Secondary Goon? Then I sat the scholarship for Dynevor School. My brother was already there; as a prefect he used to leave the back door open for me when I was late. My sister won a state scholarship to the girls' secondary school; she married a headmaster, after a suitable interval.

Top of the Bill? I was very good at English and the teacher, Mr Corfield, used to get me to read my essays out in front of the class. He used to write to me after I had left. When I had been on at the Palladium, I went to see him with all the trappings of success: big car... Crombie overcoat... hat... shoes. He asked, "Harry, what went wrong?" He thought I was going to be a great writer.

Eating Humble Pythagoras? I was completely useless at maths and in the Lower Fifth end-of-term exam my housemaster held up my paper between his finger and thumb as if there was something nasty in it. "Stand up, Secombe," he said. "You are making history here: no marks at all." In geometry I wrote down that I only knew Pythagoras' Theorem but the paper was about much more obscure topics. I had a nodding acquaintance with long division.

Goon Away? I got School Certificate in English, Art, French, German and English. I left school at 15.
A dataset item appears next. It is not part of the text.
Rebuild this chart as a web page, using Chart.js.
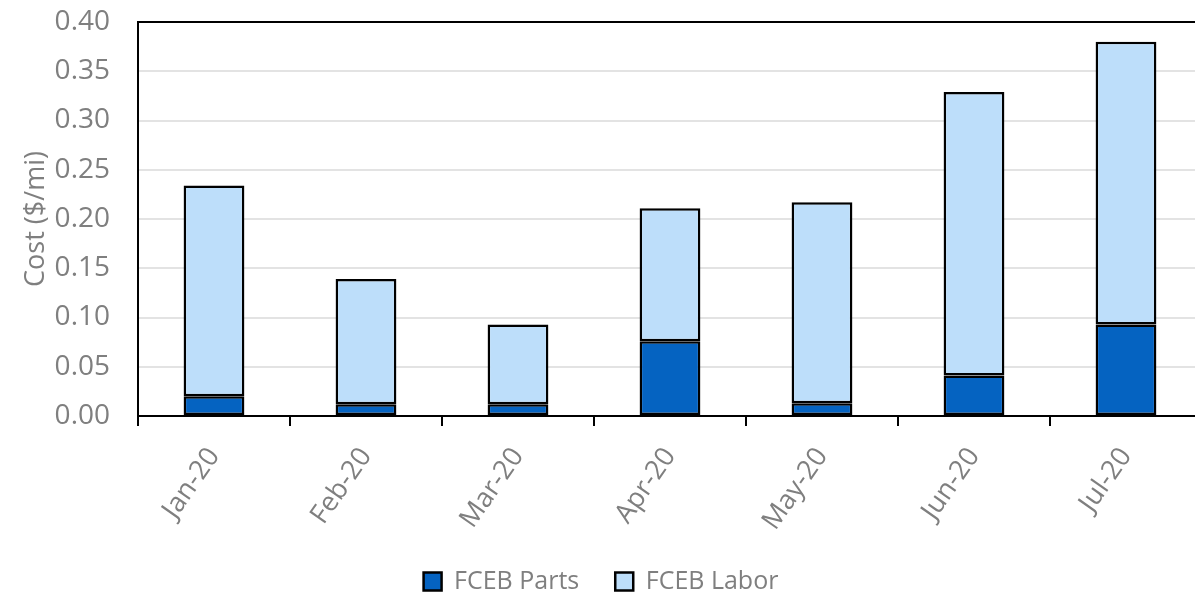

Sound of Music? Stand-up comics used to sign off with a song and I used to sing at the end of the act. When I was doing [the radio show] Educating Archie, a talent scout from HMV sent me off to a maestro with whom I trained my voice for 12 years. I received an Honorary Doctorate from the University of Wales, Swansea, a few years ago. I was told this is the highest order they can offer but when I walked up to get it from Prince Charles, who is the Chancellor, he went hysterical. In my gown and mortarboard, I looked like a Toby Jug waddling up. A Goon in a gown.